A discussion chaired by Giulia Smith, Historian in Residence, with the Art Assassins; artists Lloyd Corporation and Ilona Sagar discussing their research into privacy, data and health.
Lloyd Corporation is a collaborative project between artists Ali Eisa (UK) and Sebastian Lloyd Rees (NOR). Both artists live and work in London and hold a BA in Fine Arts from Goldsmiths, University of London (2010), where they met and started to collaborate. Their work is often focused on informal and local economies, exploring how they raise critical issues of consumerism, globalisation and urban development. Their work includes sculpture, installation, performance and text, as well as developing new approaches to collaborative practice and public intervention.
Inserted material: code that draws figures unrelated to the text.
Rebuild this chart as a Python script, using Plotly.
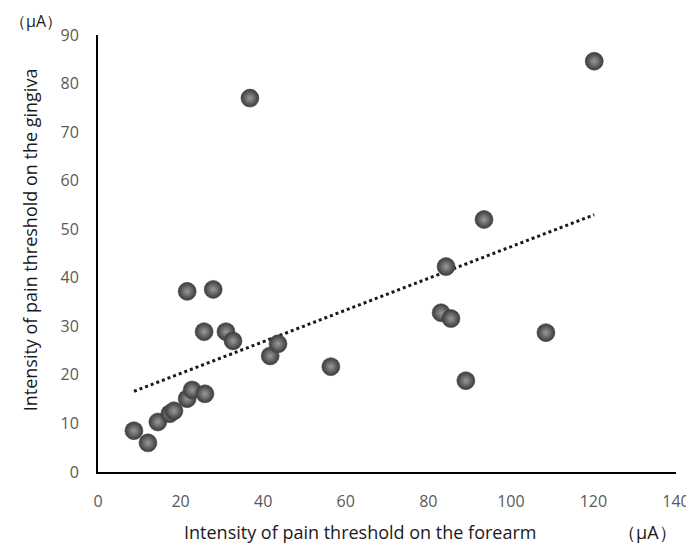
import numpy as np
import plotly.graph_objects as go

forearm = [8.7, 12.1, 14.5, 17.4, 18.4, 21.6, 22.8, 25.9, 21.6, 27.9, 25.7, 31.0,
           32.7, 41.7, 43.6, 36.8, 56.4, 83.1, 84.3, 85.5, 89.1, 93.5, 108.5, 120.2]
gingiva = [8.5, 6.0, 10.3, 12.0, 12.6, 15.1, 16.9, 16.1, 37.2, 37.6, 28.9, 28.9,
           27.0, 23.9, 26.4, 77.0, 21.7, 32.8, 42.3, 31.6, 18.8, 52.0, 28.7, 84.6]
x_ticks = [0, 20, 40, 60, 80, 100, 120, 140]
y_ticks = [0, 10, 20, 30, 40, 50, 60, 70, 80, 90]

xa = np.array(forearm)
ya = np.array(gingiva)
slope, intercept = np.polyfit(xa, ya, 1)
tx = np.array([xa.min(), xa.max()])
ty = slope * tx + intercept

fig = go.Figure()
fig.add_trace(go.Scatter(x=tx, y=ty, mode="lines",
                         line=dict(color="#1a1a1a", width=3, dash="dot"),
                         hoverinfo="skip", showlegend=False))
fig.add_trace(go.Scatter(x=forearm, y=gingiva, mode="markers",
                         marker=dict(size=18, color="#3a3a3a",
                                     gradient=dict(type="radial", color="#9a9a9a"),
                                     line=dict(width=0.6, color="#4a4a4a")),
                         showlegend=False))

title_font = dict(family="Open Sans", size=18, color="#1a1a1a")
fig.update_layout(
    width=694, height=550,
    margin=dict(l=90, r=26, t=27, b=86),
    plot_bgcolor="white", paper_bgcolor="white",
    font=dict(family="Open Sans", color="#595959", size=16),
    xaxis=dict(range=[0, 140], tickvals=x_ticks, showgrid=False, zeroline=False,
               showline=True, linecolor="black", linewidth=2, ticks="",
               automargin=False, ticklabelstandoff=14,
               tickfont=dict(size=16, color="#595959")),
    yaxis=dict(range=[0, 90], tickvals=y_ticks, showgrid=False, zeroline=False,
               showline=True, linecolor="black", linewidth=2, ticks="",
               automargin=False, ticklabelstandoff=14,
               tickfont=dict(size=16, color="#595959")),
    annotations=[
        dict(text="Intensity of pain threshold on the forearm", x=0.453, y=-0.137,
             xref="paper", yref="paper", showarrow=False, xanchor="center", yanchor="middle",
             font=title_font),
        dict(text="（μA）", x=1.005, y=-0.137, xref="paper", yref="paper", showarrow=False,
             xanchor="right", yanchor="middle", font=title_font),
        dict(text="Intensity of pain threshold on the gingiva", x=-0.117, y=0.531,
             xref="paper", yref="paper", showarrow=False, textangle=-90,
             xanchor="center", yanchor="middle", font=title_font),
        dict(text="（μA）", x=-0.1555, y=1.033, xref="paper", yref="paper", showarrow=False,
             xanchor="left", yanchor="middle",
             font=dict(family="Open Sans", size=16, color="#1a1a1a")),
    ],
)
fig.write_html("out.html")
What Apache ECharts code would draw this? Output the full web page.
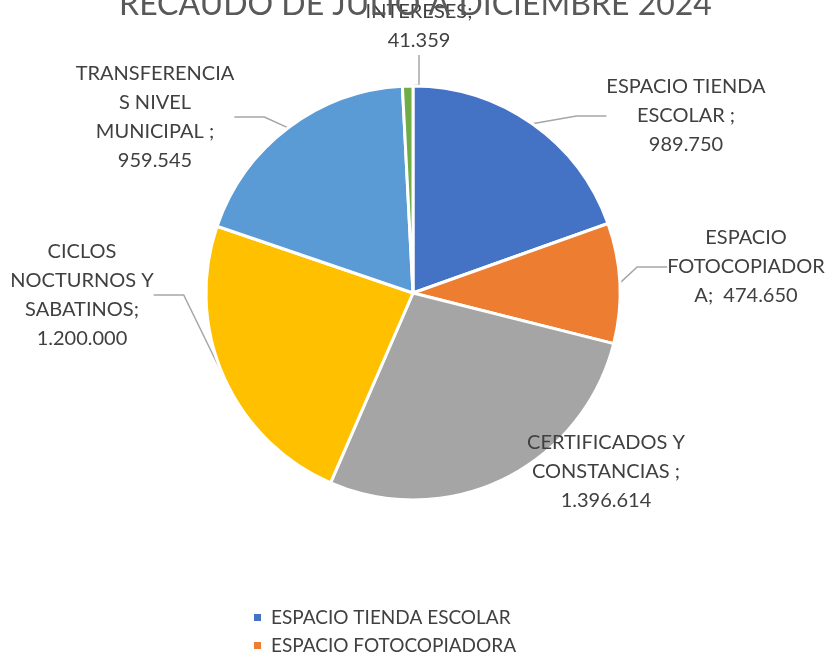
<!DOCTYPE html>
<html lang="es">
<head>
    <meta charset="UTF-8">
    <title>Recaudo de julio a diciembre 2024</title>
    <script src="https://cdn.jsdelivr.net/npm/echarts@6/dist/echarts.min.js"></script>
    <style>
        html, body { margin: 0; padding: 0; background: #ffffff; }
        #main { width: 831px; height: 656px; }
    </style>
</head>
<body>
<div id="main"></div>
<script>
    // datos del grafico
    var categorias = ['ESPACIO TIENDA ESCOLAR', 'ESPACIO FOTOCOPIADORA', 'CERTIFICADOS Y CONSTANCIAS',
        'CICLOS NOCTURNOS Y SABATINOS', 'TRANSFERENCIAS NIVEL MUNICIPAL', 'INTERESES'];
    var valores = [989750, 474650, 1396614, 1200000, 959545, 41359];
    // texto de etiqueta tal como se corta en la imagen
    var etiquetas = ['ESPACIO TIENDA\nESCOLAR ;\n', 'ESPACIO\nFOTOCOPIADOR\nA;  ', 'CERTIFICADOS Y\nCONSTANCIAS ;\n',
        'CICLOS\nNOCTURNOS Y\nSABATINOS;\n', 'TRANSFERENCIA\nS NIVEL\nMUNICIPAL ;\n', 'INTERESES;\n'];
    var colores = ['#4472C4', '#ED7D31', '#A5A5A5', '#FFC000', '#5B9BD5', '#70AD47'];

    // posicion (centro) de cada etiqueta
    var posEtiq = [[686, 116], [746, 267], [606, 472], [82, 295], [155, 117], [419, 26]];

    function miles(v) {
        return String(v).replace(/\B(?=(\d{3})+(?!\d))/g, '.');
    }

    var datos = categorias.map(function (c, i) {
        var d = {name: c, value: valores[i]};
        if (i == 2) {
            d.labelLine = {show: false};
        }
        return d;
    });

    var myChart = echarts.init(document.getElementById('main'));
    var option = {
        color: colores,
        title: {
            text: 'RECAUDO DE JULIO A DICIEMBRE 2024',
            left: 'center',
            top: -16,
            textStyle: {
                fontFamily: 'Lato',
                fontSize: 32,
                fontWeight: 'normal',
                color: '#595959'
            }
        },
        legend: {
            orient: 'vertical',
            left: 249,
            top: 603,
            height: 300,
            itemGap: 9,
            itemWidth: 7,
            itemHeight: 7,
            icon: 'rect',
            itemStyle: {borderWidth: 0},
            textStyle: {
                fontFamily: 'Lato',
                fontSize: 19,
                color: '#404040',
                padding: [0, 0, 0, 5]
            },
            data: categorias
        },
        series: [
            {
                type: 'pie',
                center: [413, 293],
                radius: 207,
                startAngle: 90,
                clockwise: true,
                itemStyle: {
                    borderColor: '#ffffff',
                    borderWidth: 3
                },
                label: {
                    show: true,
                    fontFamily: 'Lato',
                    fontSize: 20,
                    lineHeight: 29,
                    color: '#404040',
                    align: 'center',
                    overflow: 'none',
                    formatter: function (p) {
                        return etiquetas[p.dataIndex] + miles(p.value);
                    }
                },
                labelLine: {
                    show: true,
                    length: 20,
                    length2: 30,
                    lineStyle: {color: '#A6A6A6', width: 1.5}
                },
                labelLayout: function (p) {
                    var pos = posEtiq[p.dataIndex];
                    return {
                        x: pos[0],
                        y: pos[1],
                        align: 'center',
                        verticalAlign: 'middle'
                    };
                },
                emphasis: {scale: false},
                data: datos
            }
        ]
    };
    myChart.setOption(option);
</script>
</body>
</html>
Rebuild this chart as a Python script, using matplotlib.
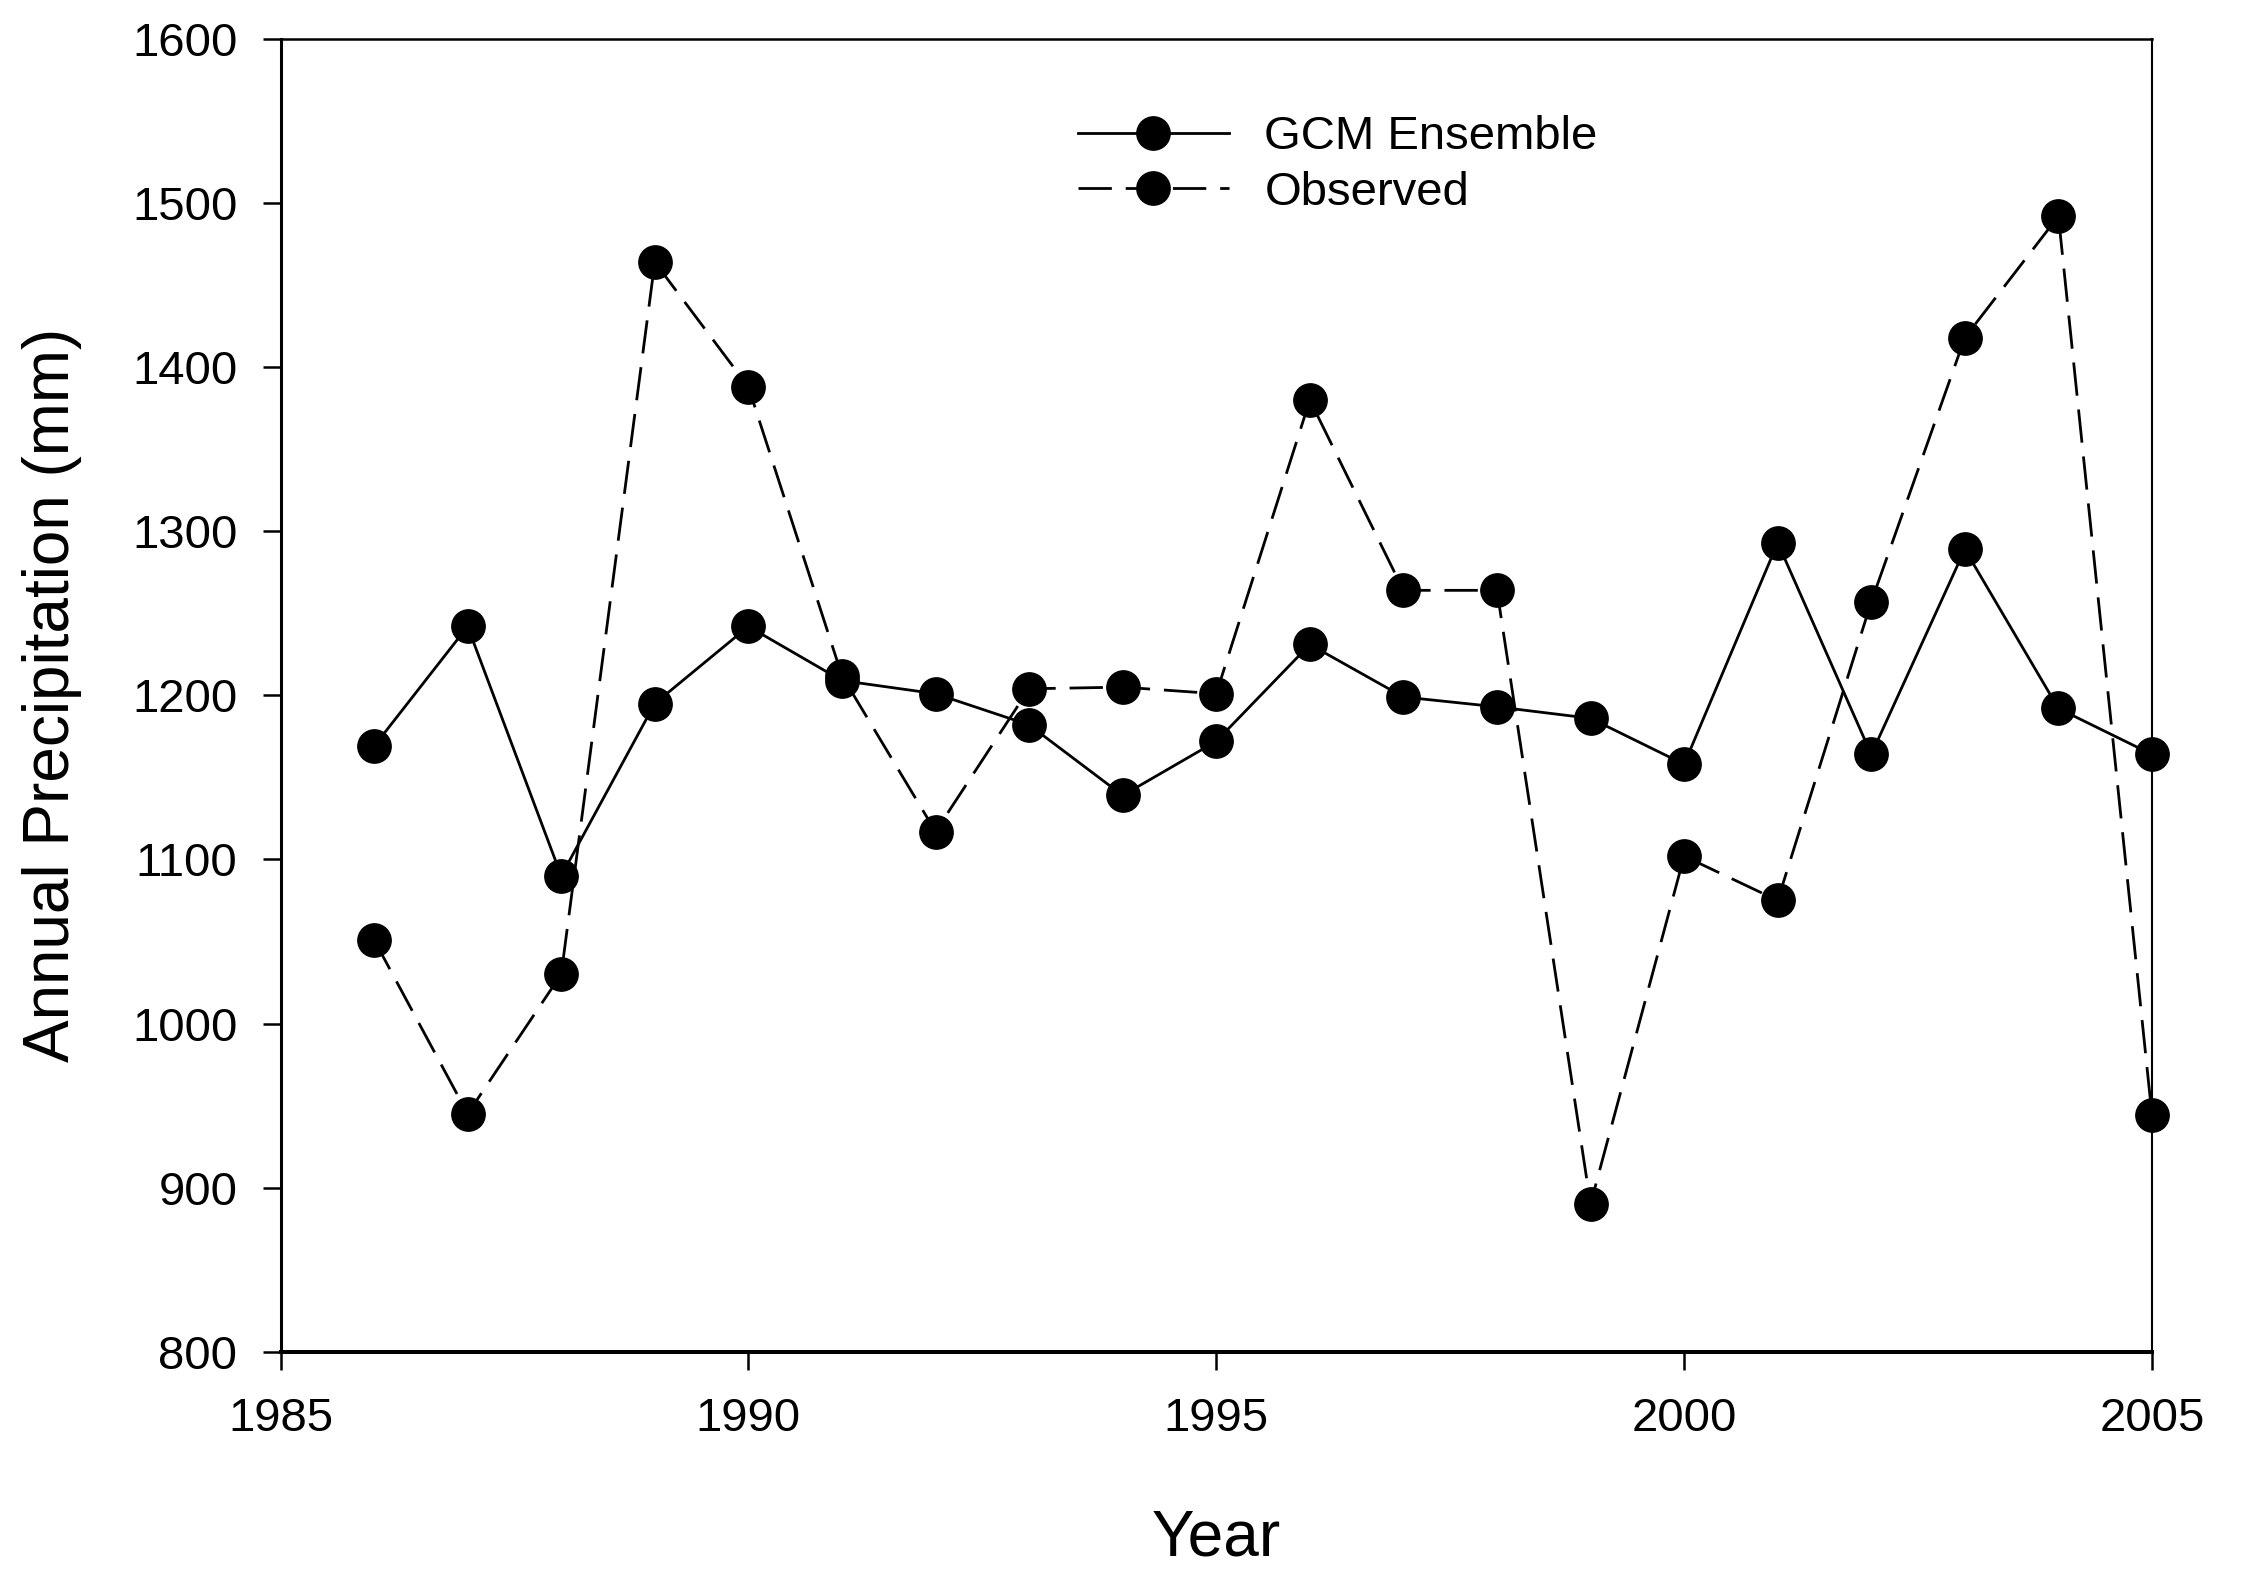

Ilona Sagar lives and works in London. Using a diverse range of media spanning moving-image, text, performance and assemblage, she has formed a body of work that responds to the social and historical context found in the public and private spaces we inhabit. A significant aspect of her practice is the broad cross-disciplinary dialogue generated through collaboration with a range of art and scientific disciplines; including dance, architecture and neurology. Find out more about Ilona Sagar’s exhibition at SLG
Giulia Smith specialises in modern and contemporary art, with a focus on ecological aesthetics in Britain and the USA. Her research deals primarily with questions of technology, materiality, politics, subjectivity, community, wellbeing and welfare. She is currently affiliated with the Paul Mellon Centre for British Art, London. In 2016, she received her PhD from the History of Art Department at University College London. Between 2016–17, Giulia was a Postdoctoral Fellow at the Getty Research Institute. Previously she was Editorial Assistant at Oxford Art Journal. She has organised public programmes with ICA, Showroom, Tate, South London Gallery and Arcadia Missa, London. She has contributed articles to British Art Studies, Oxford Art Journal, Oxford Artistic and Practice Based Research Platform, Object, Art Monthly, Frieze, ModernMatter and This Is Tomorrow.